• **Given request**: Starting at the line containing "Give me the Plotly source for this chart.", please quote every line up to and including the line containing "return 1 - (y - OFF) / H", exactly, and nothing beyond.

• **Data listing**:
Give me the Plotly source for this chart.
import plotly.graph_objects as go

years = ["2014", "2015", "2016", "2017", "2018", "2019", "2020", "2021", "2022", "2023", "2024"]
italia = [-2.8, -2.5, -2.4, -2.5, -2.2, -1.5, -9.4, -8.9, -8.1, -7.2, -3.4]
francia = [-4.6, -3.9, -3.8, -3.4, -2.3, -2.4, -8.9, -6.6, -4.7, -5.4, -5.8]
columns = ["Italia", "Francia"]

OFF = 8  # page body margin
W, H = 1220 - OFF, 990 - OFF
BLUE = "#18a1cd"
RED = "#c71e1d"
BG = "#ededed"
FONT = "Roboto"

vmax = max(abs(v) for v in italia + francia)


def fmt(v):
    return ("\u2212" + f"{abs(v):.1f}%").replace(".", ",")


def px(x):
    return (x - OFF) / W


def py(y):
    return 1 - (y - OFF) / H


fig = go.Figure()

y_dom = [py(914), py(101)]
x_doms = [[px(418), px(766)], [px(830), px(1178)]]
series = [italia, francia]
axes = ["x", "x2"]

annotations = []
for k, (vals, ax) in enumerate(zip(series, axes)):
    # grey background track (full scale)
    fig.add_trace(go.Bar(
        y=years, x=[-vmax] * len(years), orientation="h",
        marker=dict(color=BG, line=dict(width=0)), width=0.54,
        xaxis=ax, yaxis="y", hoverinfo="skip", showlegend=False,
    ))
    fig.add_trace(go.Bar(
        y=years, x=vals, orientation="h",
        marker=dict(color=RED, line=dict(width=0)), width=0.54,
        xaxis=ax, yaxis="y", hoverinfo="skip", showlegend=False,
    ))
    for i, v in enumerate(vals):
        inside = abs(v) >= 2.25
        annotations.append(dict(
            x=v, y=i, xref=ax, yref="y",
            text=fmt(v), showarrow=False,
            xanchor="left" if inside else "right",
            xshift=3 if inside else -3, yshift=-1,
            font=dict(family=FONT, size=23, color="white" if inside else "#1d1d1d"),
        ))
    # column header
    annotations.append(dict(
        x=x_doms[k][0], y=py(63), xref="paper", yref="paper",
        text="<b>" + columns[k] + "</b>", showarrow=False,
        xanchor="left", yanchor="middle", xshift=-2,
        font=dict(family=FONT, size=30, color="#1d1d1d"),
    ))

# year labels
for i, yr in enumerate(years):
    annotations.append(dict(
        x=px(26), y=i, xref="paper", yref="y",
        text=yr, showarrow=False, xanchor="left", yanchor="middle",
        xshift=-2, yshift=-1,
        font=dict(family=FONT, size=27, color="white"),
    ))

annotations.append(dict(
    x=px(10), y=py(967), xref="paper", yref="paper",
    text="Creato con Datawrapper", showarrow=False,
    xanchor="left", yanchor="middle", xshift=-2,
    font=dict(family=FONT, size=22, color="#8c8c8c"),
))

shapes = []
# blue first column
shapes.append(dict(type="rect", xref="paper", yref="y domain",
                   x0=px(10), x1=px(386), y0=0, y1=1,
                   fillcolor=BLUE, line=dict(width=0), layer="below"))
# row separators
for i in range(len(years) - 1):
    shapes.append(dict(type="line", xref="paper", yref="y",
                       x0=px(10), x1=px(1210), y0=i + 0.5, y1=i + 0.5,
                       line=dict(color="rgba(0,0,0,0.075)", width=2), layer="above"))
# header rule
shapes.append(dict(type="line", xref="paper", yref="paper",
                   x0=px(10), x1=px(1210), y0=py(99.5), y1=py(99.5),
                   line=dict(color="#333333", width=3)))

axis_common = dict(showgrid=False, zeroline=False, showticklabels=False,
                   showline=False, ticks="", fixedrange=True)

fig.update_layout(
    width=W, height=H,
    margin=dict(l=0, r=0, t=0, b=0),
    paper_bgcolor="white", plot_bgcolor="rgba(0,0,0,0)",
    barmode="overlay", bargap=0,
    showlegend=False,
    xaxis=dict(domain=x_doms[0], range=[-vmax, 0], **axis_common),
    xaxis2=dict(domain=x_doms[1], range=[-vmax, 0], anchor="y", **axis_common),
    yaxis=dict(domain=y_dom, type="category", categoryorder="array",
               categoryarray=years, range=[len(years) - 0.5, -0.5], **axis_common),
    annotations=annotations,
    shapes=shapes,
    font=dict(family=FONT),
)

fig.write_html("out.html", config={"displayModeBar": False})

...

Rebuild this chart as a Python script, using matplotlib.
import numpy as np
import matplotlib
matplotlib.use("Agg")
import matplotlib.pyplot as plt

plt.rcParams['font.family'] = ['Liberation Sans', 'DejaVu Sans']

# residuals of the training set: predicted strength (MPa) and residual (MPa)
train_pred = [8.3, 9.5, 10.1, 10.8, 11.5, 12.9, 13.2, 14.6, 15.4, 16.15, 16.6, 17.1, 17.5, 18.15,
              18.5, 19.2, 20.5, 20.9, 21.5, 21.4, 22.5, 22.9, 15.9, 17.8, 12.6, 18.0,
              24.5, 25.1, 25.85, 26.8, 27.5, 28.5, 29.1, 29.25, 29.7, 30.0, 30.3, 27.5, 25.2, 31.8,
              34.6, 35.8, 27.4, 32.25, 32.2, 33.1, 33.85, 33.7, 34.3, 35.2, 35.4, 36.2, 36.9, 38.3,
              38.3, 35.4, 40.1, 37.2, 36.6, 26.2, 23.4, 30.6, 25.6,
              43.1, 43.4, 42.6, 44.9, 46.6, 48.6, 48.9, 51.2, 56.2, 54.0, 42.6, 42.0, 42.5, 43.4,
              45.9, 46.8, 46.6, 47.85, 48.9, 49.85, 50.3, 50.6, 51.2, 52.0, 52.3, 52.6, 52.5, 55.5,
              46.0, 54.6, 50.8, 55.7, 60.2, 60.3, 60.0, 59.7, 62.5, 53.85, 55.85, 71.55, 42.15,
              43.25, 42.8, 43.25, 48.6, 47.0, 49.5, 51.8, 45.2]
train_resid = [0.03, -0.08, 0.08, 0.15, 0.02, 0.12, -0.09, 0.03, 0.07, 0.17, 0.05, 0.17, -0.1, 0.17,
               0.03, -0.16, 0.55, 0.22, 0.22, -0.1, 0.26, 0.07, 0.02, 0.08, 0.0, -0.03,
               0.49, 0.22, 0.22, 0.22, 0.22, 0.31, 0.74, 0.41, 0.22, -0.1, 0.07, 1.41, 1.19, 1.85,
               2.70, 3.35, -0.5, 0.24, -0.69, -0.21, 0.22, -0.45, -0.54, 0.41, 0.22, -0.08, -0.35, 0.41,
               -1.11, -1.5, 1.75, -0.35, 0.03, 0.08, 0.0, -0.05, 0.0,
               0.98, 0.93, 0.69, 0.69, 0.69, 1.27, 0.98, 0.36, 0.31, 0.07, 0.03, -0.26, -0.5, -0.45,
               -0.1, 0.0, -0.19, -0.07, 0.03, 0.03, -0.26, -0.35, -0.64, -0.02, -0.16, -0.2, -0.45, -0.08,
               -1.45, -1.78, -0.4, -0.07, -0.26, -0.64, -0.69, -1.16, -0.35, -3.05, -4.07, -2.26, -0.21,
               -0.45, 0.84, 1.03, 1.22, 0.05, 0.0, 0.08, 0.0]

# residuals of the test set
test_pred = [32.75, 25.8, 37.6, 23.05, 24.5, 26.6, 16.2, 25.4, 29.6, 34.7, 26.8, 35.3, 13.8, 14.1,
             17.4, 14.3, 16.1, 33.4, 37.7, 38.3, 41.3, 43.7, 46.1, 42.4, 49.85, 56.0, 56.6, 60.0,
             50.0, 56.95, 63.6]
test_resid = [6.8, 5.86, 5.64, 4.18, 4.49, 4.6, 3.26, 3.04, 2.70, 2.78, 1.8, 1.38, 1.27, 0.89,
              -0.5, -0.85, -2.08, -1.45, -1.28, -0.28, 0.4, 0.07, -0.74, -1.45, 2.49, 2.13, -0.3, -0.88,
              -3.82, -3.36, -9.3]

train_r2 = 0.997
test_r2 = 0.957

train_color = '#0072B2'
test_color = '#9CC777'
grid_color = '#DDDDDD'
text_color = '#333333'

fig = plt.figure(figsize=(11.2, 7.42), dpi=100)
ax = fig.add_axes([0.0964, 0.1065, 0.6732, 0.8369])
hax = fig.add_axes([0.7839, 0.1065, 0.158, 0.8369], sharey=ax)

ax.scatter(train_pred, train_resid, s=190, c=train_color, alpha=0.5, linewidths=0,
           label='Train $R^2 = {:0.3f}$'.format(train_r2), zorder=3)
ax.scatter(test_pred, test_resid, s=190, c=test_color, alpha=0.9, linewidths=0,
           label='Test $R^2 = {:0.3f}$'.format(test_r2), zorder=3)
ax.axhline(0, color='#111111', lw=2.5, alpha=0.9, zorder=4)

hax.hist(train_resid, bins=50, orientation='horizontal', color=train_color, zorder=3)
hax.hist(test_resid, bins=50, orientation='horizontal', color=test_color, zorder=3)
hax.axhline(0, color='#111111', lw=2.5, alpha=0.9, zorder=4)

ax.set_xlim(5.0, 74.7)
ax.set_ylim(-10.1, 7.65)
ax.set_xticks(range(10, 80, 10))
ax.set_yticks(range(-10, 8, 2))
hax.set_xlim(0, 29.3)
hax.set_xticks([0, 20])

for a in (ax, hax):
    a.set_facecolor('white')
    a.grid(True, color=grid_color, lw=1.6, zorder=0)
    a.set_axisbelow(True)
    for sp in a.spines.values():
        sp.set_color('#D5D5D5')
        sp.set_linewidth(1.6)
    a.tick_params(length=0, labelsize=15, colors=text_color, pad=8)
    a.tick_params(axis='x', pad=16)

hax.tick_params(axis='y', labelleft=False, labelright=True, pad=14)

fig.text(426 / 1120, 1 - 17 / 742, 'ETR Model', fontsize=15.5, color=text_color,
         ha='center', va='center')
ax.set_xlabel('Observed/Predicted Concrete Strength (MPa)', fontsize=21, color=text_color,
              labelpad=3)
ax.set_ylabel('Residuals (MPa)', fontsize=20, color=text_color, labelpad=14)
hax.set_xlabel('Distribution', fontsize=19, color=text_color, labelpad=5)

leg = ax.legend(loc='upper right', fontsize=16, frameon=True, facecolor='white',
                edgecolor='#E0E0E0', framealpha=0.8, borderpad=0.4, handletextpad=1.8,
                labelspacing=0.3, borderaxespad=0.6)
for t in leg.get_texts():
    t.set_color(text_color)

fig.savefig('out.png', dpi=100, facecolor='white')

==

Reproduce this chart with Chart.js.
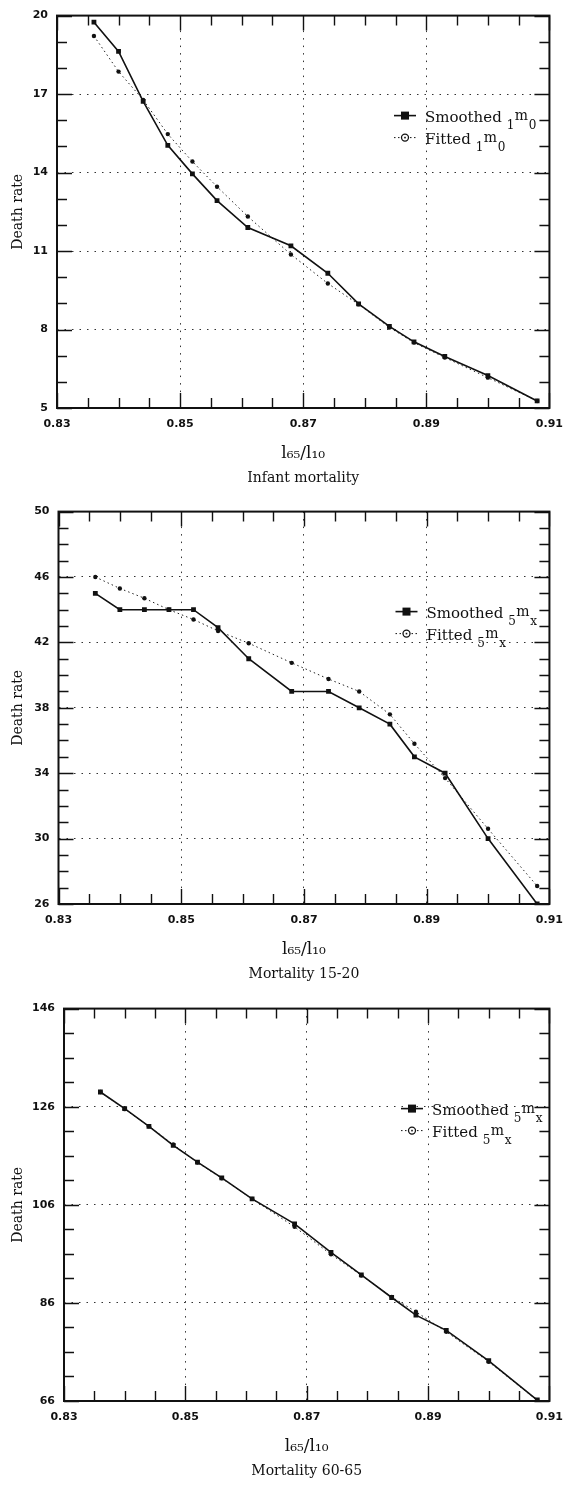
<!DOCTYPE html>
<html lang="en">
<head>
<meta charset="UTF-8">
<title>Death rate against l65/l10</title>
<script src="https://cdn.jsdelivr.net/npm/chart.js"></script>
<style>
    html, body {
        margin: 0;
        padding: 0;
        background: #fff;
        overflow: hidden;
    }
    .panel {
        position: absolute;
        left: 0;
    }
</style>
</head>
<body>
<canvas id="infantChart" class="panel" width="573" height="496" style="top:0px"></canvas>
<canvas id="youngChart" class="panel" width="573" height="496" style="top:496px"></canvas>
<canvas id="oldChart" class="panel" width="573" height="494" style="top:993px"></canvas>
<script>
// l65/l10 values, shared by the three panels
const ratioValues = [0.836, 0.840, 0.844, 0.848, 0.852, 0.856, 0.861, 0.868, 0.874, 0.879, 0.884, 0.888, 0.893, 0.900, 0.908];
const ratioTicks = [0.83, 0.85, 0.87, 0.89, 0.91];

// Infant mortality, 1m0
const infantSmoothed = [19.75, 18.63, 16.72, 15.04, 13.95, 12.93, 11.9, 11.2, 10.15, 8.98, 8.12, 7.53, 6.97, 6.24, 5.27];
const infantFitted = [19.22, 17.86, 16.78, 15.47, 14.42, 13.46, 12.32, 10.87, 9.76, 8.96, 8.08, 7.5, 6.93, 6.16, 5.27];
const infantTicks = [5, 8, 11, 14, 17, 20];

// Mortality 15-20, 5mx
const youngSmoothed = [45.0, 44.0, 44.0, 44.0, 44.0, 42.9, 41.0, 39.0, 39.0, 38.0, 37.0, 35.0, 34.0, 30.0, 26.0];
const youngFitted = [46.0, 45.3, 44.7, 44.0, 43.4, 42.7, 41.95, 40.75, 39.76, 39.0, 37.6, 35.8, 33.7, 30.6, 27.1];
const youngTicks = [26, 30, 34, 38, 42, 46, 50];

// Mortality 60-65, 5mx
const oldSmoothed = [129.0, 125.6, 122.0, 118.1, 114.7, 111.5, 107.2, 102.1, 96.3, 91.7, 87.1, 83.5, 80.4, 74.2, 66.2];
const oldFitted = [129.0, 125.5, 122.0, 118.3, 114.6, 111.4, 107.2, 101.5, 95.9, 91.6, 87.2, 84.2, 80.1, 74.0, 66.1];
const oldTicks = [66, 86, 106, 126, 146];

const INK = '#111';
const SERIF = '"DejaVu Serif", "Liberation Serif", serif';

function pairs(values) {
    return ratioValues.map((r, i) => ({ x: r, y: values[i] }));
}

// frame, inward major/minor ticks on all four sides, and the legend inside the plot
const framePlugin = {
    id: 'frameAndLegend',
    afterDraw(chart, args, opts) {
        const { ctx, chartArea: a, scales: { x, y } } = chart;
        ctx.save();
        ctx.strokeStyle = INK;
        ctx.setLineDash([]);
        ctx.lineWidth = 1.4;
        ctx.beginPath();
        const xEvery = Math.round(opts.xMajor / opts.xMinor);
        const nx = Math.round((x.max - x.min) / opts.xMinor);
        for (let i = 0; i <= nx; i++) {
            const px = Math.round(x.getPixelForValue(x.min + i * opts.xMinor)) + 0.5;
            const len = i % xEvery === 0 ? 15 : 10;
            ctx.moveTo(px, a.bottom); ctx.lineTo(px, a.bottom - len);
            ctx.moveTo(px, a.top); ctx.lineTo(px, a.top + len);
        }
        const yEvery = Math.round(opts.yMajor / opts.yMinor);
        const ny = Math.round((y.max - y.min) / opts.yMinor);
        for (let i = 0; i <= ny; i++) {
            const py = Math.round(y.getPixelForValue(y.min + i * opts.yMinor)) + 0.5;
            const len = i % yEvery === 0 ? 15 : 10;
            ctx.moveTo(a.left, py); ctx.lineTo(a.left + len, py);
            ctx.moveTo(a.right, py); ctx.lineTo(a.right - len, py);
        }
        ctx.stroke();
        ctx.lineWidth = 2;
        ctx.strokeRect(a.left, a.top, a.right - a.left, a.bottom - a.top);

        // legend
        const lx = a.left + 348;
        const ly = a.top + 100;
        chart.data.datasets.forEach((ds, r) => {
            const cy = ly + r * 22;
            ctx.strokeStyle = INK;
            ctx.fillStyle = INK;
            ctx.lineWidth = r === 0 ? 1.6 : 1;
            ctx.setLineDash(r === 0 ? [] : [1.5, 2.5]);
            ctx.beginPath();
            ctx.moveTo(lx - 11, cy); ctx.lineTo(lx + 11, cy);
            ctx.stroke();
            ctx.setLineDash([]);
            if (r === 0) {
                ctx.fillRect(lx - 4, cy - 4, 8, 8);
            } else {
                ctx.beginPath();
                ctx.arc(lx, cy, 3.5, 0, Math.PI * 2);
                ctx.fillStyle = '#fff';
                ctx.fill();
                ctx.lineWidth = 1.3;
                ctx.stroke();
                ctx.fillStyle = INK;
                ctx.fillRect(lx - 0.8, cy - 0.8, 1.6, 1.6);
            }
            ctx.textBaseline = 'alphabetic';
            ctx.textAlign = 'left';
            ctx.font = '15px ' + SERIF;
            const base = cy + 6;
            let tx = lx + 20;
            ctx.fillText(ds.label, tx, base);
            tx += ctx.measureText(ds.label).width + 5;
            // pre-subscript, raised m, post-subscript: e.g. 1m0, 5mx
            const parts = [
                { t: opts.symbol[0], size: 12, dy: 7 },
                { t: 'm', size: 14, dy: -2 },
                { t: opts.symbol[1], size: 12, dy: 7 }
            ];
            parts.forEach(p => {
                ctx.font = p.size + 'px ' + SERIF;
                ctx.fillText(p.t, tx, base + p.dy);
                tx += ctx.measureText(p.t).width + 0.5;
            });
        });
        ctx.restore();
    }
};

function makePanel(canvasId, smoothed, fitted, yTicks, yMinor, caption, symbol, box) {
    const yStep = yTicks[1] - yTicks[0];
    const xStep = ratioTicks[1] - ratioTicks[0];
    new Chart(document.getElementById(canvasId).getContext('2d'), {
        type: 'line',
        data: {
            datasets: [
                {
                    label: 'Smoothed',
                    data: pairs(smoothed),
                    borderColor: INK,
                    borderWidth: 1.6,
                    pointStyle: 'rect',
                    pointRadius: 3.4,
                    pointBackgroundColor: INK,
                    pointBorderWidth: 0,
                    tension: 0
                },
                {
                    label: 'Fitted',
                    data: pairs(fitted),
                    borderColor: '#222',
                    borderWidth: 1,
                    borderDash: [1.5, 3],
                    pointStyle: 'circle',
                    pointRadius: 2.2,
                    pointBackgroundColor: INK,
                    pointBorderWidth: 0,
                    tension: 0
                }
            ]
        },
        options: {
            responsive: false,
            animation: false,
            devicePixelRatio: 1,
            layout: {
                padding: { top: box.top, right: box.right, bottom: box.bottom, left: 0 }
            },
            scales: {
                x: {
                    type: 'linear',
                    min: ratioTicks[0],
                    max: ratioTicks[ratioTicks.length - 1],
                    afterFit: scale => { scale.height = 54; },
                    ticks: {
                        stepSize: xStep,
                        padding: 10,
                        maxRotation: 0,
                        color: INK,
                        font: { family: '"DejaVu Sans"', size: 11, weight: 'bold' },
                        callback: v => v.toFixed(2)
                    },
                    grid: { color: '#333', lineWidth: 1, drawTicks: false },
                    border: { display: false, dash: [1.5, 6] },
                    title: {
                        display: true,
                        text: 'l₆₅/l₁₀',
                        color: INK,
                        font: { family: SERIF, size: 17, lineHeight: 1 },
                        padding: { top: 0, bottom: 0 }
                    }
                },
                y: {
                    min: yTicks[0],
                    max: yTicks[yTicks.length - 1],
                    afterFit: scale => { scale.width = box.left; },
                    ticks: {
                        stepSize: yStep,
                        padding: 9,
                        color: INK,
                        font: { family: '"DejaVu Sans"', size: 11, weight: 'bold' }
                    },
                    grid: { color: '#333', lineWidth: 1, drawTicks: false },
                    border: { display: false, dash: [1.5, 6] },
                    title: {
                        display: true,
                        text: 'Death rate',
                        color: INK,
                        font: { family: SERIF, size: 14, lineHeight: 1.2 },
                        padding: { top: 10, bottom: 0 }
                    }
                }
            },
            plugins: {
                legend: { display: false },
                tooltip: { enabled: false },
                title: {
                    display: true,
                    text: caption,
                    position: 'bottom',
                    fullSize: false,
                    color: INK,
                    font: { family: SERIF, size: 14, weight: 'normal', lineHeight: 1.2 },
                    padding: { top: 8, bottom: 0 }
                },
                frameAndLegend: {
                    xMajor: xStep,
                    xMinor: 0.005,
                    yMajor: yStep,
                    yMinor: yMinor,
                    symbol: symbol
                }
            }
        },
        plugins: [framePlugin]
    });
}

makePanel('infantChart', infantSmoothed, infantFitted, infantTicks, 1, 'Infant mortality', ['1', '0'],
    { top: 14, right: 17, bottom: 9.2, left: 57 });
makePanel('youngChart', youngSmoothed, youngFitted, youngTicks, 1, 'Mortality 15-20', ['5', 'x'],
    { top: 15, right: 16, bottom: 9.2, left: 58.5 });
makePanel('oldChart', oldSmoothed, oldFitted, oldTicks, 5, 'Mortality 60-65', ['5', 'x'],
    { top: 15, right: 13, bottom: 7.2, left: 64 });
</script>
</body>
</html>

• **Finished task**:
Give me the Plotly source for this chart.
import plotly.graph_objects as go

years = ["2014", "2015", "2016", "2017", "2018", "2019", "2020", "2021", "2022", "2023", "2024"]
italia = [-2.8, -2.5, -2.4, -2.5, -2.2, -1.5, -9.4, -8.9, -8.1, -7.2, -3.4]
francia = [-4.6, -3.9, -3.8, -3.4, -2.3, -2.4, -8.9, -6.6, -4.7, -5.4, -5.8]
columns = ["Italia", "Francia"]

OFF = 8  # page body margin
W, H = 1220 - OFF, 990 - OFF
BLUE = "#18a1cd"
RED = "#c71e1d"
BG = "#ededed"
FONT = "Roboto"

vmax = max(abs(v) for v in italia + francia)


def fmt(v):
    return ("\u2212" + f"{abs(v):.1f}%").replace(".", ",")


def px(x):
    return (x - OFF) / W


def py(y):
    return 1 - (y - OFF) / H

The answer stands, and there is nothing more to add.